PROBLEM REQUIREMENTS: Pictures are not part of the copy. Give again exactly the lines from the one with "Convert this chart" to the one with "175.2, 199.2, 223.2];", inclusive.

━━━━━ DATA TO USE ━━━━━

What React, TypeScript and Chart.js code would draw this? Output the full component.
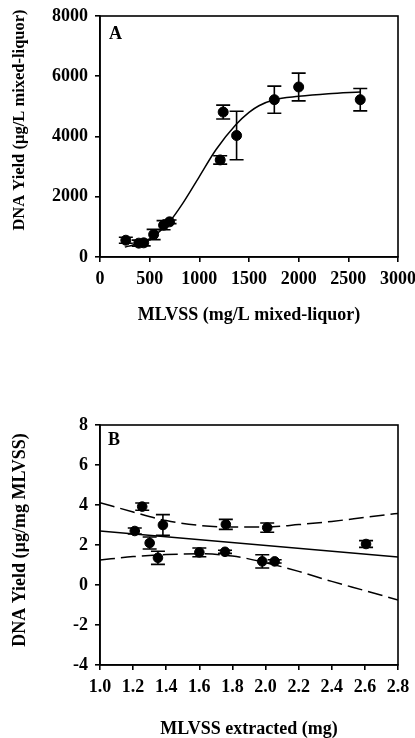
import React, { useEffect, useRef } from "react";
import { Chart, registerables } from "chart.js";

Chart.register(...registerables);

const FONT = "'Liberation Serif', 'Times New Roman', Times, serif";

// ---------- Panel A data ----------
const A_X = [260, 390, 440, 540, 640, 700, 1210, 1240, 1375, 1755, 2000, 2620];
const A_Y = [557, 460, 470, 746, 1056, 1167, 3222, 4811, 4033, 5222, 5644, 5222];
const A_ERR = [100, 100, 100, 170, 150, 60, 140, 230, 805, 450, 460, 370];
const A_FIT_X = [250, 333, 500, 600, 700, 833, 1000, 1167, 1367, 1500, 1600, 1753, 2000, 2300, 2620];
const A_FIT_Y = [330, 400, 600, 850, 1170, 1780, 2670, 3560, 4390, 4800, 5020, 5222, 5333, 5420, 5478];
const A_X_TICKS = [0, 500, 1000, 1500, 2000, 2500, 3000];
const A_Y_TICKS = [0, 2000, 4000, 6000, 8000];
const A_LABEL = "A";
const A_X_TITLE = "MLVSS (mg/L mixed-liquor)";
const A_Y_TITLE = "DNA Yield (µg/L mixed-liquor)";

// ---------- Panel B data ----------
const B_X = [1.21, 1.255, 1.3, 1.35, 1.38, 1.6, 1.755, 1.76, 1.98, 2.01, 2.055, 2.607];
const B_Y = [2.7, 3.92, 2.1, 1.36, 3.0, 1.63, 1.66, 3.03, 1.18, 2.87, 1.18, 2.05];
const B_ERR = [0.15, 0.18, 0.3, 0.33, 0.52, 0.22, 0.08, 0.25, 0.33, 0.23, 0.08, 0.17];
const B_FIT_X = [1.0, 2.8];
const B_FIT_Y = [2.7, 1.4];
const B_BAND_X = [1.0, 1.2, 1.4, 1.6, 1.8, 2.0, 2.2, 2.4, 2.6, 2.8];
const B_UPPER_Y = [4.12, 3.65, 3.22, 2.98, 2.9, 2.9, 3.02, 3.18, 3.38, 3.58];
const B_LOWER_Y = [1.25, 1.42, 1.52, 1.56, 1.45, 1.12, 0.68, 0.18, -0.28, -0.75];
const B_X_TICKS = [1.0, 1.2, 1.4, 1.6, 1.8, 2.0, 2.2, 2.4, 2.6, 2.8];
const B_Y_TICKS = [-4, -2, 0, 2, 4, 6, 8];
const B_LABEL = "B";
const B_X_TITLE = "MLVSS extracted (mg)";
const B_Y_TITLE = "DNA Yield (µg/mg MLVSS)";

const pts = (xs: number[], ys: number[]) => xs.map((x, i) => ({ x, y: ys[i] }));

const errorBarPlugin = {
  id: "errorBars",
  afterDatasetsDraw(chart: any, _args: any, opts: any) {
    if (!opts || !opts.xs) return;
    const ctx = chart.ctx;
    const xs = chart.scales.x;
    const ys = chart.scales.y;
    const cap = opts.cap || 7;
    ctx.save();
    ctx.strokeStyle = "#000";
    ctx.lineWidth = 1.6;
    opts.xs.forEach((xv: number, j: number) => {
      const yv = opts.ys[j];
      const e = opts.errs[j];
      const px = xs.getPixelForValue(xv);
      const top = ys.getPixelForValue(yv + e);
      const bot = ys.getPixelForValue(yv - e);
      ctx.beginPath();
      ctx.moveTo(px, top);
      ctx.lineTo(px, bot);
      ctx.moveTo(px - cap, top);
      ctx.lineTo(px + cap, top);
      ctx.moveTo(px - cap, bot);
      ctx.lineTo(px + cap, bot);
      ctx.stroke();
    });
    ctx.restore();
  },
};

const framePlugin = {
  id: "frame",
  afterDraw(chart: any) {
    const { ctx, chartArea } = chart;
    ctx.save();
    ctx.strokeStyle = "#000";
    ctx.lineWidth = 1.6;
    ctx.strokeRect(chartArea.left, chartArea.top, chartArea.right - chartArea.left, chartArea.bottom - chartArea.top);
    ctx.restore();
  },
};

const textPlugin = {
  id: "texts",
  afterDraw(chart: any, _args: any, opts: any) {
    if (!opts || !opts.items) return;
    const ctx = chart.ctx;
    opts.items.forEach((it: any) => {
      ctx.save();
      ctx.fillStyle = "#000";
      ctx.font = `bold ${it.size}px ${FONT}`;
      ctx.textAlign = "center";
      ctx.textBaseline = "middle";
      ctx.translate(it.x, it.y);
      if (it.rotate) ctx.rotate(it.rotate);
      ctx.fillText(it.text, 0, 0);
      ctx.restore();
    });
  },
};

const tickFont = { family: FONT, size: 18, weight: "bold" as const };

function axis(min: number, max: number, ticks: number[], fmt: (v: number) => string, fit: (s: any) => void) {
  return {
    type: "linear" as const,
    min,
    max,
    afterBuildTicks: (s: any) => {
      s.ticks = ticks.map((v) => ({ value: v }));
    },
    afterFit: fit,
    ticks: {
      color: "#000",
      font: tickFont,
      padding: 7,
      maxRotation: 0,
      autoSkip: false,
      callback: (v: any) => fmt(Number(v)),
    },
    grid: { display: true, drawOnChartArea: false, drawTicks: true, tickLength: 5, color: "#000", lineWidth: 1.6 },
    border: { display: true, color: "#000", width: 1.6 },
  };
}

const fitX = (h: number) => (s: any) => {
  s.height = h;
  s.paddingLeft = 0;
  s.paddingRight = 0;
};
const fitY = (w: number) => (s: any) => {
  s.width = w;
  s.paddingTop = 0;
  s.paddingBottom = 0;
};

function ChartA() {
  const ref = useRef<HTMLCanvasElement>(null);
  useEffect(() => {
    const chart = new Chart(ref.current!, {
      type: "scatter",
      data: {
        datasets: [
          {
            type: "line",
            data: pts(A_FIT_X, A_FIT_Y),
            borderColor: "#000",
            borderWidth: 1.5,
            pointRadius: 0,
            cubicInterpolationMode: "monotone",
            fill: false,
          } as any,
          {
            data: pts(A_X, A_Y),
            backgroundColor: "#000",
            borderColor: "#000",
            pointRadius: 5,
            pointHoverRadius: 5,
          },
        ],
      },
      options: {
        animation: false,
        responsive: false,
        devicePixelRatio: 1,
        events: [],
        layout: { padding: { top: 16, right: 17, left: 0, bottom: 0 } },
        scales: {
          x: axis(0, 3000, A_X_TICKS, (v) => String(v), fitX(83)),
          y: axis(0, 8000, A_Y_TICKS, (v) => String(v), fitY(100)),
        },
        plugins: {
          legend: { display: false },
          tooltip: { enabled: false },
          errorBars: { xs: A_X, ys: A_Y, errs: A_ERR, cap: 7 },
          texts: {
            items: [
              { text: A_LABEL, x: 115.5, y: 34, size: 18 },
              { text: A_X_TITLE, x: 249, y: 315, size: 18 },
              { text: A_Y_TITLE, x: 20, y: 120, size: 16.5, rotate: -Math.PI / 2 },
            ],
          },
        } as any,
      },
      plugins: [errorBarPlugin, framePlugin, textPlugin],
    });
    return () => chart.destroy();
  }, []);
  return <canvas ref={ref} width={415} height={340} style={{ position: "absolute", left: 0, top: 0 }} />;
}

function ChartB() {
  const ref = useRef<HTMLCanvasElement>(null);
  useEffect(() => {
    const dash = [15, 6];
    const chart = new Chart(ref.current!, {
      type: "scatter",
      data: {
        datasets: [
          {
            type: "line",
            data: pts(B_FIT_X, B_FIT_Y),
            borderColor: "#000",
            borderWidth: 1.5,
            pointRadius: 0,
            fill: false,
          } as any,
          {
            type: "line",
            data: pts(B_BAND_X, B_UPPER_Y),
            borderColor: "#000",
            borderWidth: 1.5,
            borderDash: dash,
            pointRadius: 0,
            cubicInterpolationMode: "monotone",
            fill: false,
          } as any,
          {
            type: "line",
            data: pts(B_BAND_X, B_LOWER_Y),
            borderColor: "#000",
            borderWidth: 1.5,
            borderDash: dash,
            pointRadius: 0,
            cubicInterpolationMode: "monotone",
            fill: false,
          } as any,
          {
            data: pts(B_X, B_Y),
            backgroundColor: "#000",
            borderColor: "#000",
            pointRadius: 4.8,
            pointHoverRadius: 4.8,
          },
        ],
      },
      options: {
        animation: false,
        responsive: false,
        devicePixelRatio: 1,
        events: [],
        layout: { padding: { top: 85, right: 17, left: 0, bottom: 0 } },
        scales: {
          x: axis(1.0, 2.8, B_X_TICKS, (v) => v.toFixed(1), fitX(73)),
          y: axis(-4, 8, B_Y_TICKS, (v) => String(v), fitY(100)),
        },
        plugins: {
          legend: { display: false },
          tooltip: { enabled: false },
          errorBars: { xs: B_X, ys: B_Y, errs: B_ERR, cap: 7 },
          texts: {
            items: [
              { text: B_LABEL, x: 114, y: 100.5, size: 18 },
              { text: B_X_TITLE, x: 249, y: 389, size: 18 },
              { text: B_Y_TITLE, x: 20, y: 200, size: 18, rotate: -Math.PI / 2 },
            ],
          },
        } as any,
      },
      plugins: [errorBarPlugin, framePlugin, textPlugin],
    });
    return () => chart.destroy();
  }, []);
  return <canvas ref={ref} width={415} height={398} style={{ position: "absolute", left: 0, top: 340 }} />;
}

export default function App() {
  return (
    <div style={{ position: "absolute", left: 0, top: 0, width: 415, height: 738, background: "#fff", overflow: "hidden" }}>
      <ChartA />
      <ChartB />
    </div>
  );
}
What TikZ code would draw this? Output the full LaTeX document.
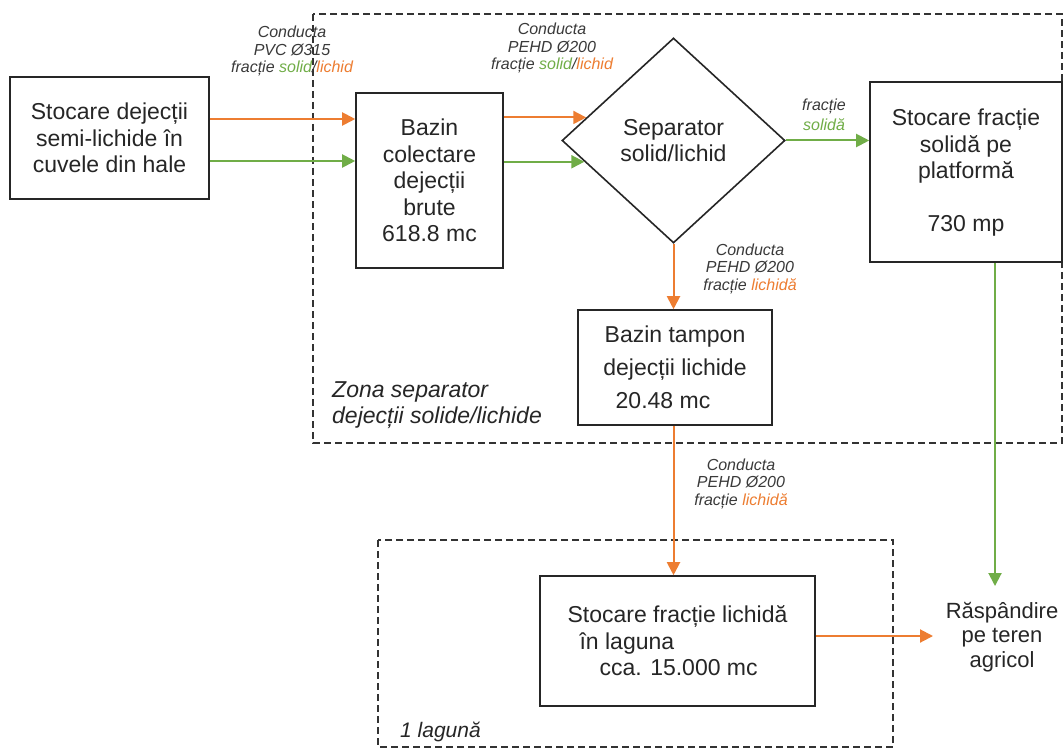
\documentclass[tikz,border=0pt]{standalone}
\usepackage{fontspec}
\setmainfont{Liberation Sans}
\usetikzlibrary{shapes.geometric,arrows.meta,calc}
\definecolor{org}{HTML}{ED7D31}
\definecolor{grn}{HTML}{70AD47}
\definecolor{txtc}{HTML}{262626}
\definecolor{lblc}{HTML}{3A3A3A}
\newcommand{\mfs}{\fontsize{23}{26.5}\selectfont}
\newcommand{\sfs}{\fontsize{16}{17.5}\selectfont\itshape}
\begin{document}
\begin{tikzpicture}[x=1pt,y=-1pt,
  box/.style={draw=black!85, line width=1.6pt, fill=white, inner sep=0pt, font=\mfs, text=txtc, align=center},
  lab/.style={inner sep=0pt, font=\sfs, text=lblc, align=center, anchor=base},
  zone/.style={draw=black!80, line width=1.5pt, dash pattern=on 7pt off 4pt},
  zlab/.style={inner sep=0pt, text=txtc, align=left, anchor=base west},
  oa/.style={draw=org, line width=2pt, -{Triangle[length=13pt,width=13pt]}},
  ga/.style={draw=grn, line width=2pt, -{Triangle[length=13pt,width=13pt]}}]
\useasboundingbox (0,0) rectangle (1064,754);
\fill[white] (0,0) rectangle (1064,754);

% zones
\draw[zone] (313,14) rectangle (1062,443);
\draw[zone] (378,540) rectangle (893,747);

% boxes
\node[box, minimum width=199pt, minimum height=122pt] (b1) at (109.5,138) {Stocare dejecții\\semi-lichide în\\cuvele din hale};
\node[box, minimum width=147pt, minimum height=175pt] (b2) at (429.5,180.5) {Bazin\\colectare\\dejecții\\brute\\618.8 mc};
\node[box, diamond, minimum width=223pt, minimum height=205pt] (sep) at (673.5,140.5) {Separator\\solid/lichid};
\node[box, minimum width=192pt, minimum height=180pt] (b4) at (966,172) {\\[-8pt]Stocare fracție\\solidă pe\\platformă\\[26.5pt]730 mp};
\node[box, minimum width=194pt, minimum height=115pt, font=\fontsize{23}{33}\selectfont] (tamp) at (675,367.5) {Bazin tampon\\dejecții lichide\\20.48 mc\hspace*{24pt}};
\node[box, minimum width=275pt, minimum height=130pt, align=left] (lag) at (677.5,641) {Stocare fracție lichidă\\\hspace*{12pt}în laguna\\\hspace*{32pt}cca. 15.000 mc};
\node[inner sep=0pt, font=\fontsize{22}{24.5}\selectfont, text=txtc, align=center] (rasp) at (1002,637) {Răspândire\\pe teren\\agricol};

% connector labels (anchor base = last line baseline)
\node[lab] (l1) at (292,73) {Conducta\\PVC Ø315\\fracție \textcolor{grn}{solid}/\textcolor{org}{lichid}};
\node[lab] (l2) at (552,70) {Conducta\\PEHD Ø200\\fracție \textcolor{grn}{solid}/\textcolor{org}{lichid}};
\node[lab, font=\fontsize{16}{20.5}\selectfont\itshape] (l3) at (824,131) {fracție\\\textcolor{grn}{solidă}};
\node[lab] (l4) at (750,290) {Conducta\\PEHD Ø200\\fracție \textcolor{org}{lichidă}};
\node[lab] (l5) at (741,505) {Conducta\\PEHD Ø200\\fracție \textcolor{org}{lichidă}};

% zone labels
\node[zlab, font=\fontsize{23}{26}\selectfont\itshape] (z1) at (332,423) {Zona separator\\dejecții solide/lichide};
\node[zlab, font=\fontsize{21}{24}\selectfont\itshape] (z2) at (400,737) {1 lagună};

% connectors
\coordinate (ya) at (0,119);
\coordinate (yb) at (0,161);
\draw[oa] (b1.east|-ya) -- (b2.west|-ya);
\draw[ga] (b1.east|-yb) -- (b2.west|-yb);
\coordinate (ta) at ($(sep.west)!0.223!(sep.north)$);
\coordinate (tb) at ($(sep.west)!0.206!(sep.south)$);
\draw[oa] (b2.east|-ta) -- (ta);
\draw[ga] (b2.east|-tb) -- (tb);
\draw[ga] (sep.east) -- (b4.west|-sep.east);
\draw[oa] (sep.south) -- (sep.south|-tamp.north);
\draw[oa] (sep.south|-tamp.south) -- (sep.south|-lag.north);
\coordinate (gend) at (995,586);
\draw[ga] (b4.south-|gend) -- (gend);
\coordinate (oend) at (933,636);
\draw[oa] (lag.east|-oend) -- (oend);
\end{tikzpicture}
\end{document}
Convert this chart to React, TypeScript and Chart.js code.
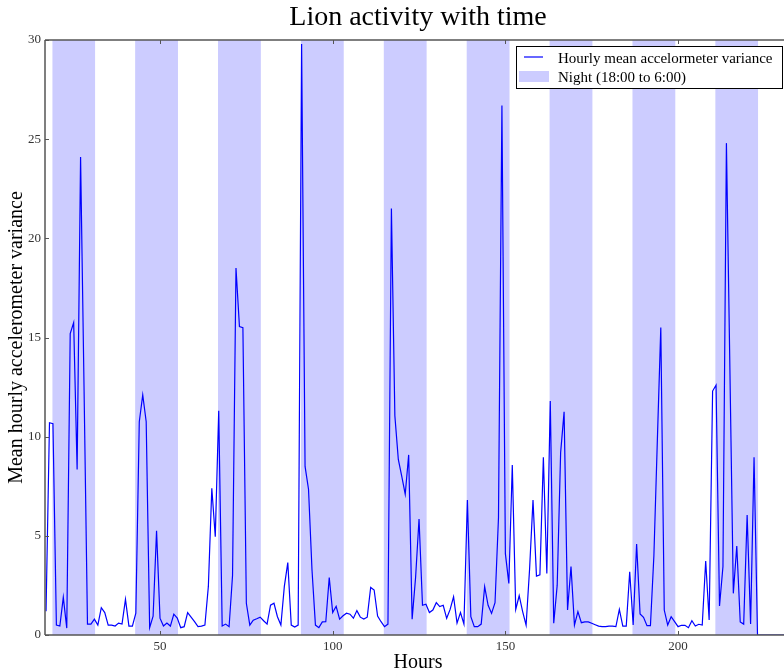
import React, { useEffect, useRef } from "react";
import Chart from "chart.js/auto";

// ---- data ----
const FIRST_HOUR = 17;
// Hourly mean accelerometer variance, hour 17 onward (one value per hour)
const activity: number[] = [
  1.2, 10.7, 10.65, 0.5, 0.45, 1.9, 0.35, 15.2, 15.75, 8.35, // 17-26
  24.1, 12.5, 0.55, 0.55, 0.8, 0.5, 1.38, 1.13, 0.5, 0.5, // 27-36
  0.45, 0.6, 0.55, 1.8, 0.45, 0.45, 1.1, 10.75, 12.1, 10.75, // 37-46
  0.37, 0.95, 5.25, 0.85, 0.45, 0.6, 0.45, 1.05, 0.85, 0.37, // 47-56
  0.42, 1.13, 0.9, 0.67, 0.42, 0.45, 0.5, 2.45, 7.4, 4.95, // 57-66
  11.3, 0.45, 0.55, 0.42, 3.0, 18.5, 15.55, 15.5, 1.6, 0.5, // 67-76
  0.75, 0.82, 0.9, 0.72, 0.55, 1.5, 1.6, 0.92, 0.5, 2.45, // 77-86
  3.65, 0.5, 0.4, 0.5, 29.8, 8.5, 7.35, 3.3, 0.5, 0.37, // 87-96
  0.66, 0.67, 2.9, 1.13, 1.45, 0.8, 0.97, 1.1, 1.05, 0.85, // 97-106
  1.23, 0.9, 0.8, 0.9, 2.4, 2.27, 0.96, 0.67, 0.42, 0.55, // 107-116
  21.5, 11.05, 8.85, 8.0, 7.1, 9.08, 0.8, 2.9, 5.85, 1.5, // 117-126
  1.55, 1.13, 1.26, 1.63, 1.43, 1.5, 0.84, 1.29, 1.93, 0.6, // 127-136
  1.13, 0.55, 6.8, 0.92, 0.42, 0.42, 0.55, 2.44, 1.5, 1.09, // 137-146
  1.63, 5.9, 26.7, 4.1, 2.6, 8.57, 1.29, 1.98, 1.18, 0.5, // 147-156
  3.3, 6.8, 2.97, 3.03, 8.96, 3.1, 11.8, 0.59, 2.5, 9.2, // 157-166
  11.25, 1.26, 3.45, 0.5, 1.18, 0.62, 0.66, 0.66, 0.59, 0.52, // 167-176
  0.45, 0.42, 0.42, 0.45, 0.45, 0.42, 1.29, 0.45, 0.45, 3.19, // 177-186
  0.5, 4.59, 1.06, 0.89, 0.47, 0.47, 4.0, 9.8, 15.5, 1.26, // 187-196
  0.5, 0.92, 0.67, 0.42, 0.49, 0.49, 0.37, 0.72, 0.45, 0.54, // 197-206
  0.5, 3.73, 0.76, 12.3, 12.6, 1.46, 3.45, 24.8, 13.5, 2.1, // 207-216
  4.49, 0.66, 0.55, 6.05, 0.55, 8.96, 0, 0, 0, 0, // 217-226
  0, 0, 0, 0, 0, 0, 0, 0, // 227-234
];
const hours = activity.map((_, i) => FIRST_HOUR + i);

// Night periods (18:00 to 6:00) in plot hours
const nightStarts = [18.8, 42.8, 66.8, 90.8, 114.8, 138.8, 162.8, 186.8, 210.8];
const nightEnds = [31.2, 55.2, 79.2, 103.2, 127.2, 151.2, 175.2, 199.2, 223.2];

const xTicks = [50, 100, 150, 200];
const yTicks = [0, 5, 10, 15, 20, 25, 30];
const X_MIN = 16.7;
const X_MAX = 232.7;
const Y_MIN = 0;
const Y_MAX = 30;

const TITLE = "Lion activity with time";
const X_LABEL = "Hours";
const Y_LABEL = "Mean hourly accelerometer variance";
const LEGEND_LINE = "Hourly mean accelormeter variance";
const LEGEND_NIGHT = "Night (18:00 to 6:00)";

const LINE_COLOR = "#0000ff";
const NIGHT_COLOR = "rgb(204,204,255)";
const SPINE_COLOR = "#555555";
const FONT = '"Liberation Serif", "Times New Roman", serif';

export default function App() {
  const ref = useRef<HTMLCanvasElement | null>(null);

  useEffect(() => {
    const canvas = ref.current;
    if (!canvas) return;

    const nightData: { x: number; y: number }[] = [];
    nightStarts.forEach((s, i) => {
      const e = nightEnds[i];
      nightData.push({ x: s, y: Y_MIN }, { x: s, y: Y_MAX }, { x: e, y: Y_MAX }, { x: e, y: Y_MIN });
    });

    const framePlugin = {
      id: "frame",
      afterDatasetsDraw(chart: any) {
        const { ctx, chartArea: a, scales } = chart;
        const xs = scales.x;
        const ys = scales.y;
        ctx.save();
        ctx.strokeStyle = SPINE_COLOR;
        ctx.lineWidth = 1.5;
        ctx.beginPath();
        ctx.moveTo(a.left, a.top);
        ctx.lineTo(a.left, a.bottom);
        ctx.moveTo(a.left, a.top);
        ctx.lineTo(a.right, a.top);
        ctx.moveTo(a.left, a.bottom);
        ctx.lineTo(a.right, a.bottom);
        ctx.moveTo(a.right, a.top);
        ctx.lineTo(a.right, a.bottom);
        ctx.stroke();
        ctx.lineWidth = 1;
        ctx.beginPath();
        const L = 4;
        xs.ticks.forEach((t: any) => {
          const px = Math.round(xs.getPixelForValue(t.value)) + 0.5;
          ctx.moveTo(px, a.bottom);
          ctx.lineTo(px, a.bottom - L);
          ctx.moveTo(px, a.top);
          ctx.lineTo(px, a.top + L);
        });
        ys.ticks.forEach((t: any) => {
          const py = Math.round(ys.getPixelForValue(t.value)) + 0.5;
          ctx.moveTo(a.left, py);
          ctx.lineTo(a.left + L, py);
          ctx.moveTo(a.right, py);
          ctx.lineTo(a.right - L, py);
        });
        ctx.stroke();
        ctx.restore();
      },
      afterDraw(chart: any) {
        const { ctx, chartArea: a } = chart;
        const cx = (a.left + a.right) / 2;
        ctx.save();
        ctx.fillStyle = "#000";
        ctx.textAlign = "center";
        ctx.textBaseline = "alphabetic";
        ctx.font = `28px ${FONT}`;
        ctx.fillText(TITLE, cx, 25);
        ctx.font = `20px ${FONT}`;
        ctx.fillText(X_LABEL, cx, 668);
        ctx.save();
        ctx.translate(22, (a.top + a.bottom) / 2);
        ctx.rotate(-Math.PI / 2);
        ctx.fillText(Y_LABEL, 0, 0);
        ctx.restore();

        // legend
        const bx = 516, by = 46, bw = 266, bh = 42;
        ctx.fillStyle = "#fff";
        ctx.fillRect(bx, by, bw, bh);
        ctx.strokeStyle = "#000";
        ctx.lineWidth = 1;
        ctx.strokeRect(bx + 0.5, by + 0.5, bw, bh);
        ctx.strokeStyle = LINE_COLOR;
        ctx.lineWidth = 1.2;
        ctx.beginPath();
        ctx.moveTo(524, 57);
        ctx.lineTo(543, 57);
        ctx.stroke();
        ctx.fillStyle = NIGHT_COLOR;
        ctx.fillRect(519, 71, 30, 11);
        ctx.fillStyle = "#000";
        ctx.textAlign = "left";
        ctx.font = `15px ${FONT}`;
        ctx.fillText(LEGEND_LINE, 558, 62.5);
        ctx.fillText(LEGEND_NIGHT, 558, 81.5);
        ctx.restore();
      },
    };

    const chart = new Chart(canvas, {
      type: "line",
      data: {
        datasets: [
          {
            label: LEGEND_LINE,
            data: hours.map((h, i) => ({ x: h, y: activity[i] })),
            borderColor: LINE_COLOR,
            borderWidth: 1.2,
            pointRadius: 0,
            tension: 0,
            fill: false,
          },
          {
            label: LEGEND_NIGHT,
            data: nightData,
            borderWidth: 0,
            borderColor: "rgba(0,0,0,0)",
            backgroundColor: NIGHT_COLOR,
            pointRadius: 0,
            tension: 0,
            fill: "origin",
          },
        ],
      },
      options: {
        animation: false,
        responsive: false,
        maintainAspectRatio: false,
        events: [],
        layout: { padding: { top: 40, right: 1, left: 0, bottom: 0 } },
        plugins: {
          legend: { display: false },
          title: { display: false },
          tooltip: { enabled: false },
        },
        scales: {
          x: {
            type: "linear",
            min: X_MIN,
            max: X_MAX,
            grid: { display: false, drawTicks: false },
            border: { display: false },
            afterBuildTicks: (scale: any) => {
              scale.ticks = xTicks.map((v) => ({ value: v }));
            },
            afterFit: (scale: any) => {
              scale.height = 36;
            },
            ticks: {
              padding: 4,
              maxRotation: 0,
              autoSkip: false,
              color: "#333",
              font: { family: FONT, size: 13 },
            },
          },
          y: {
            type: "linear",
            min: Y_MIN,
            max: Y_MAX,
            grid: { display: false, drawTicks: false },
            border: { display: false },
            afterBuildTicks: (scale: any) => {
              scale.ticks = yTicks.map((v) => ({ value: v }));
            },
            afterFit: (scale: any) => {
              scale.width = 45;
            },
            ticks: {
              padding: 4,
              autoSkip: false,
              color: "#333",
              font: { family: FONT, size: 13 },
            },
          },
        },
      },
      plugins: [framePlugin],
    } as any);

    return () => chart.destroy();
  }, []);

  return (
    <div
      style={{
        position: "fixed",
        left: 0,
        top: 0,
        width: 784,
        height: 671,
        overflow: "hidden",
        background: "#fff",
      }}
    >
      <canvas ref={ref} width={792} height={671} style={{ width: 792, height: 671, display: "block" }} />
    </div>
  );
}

━━━━━

FINISHED EXERCISE:
Convert this chart to React, TypeScript and Chart.js code.
import React, { useEffect, useRef } from "react";
import Chart from "chart.js/auto";

// ---- data ----
const FIRST_HOUR = 17;
// Hourly mean accelerometer variance, hour 17 onward (one value per hour)
const activity: number[] = [
  1.2, 10.7, 10.65, 0.5, 0.45, 1.9, 0.35, 15.2, 15.75, 8.35, // 17-26
  24.1, 12.5, 0.55, 0.55, 0.8, 0.5, 1.38, 1.13, 0.5, 0.5, // 27-36
  0.45, 0.6, 0.55, 1.8, 0.45, 0.45, 1.1, 10.75, 12.1, 10.75, // 37-46
  0.37, 0.95, 5.25, 0.85, 0.45, 0.6, 0.45, 1.05, 0.85, 0.37, // 47-56
  0.42, 1.13, 0.9, 0.67, 0.42, 0.45, 0.5, 2.45, 7.4, 4.95, // 57-66
  11.3, 0.45, 0.55, 0.42, 3.0, 18.5, 15.55, 15.5, 1.6, 0.5, // 67-76
  0.75, 0.82, 0.9, 0.72, 0.55, 1.5, 1.6, 0.92, 0.5, 2.45, // 77-86
  3.65, 0.5, 0.4, 0.5, 29.8, 8.5, 7.35, 3.3, 0.5, 0.37, // 87-96
  0.66, 0.67, 2.9, 1.13, 1.45, 0.8, 0.97, 1.1, 1.05, 0.85, // 97-106
  1.23, 0.9, 0.8, 0.9, 2.4, 2.27, 0.96, 0.67, 0.42, 0.55, // 107-116
  21.5, 11.05, 8.85, 8.0, 7.1, 9.08, 0.8, 2.9, 5.85, 1.5, // 117-126
  1.55, 1.13, 1.26, 1.63, 1.43, 1.5, 0.84, 1.29, 1.93, 0.6, // 127-136
  1.13, 0.55, 6.8, 0.92, 0.42, 0.42, 0.55, 2.44, 1.5, 1.09, // 137-146
  1.63, 5.9, 26.7, 4.1, 2.6, 8.57, 1.29, 1.98, 1.18, 0.5, // 147-156
  3.3, 6.8, 2.97, 3.03, 8.96, 3.1, 11.8, 0.59, 2.5, 9.2, // 157-166
  11.25, 1.26, 3.45, 0.5, 1.18, 0.62, 0.66, 0.66, 0.59, 0.52, // 167-176
  0.45, 0.42, 0.42, 0.45, 0.45, 0.42, 1.29, 0.45, 0.45, 3.19, // 177-186
  0.5, 4.59, 1.06, 0.89, 0.47, 0.47, 4.0, 9.8, 15.5, 1.26, // 187-196
  0.5, 0.92, 0.67, 0.42, 0.49, 0.49, 0.37, 0.72, 0.45, 0.54, // 197-206
  0.5, 3.73, 0.76, 12.3, 12.6, 1.46, 3.45, 24.8, 13.5, 2.1, // 207-216
  4.49, 0.66, 0.55, 6.05, 0.55, 8.96, 0, 0, 0, 0, // 217-226
  0, 0, 0, 0, 0, 0, 0, 0, // 227-234
];
const hours = activity.map((_, i) => FIRST_HOUR + i);

// Night periods (18:00 to 6:00) in plot hours
const nightStarts = [18.8, 42.8, 66.8, 90.8, 114.8, 138.8, 162.8, 186.8, 210.8];
const nightEnds = [31.2, 55.2, 79.2, 103.2, 127.2, 151.2, 175.2, 199.2, 223.2];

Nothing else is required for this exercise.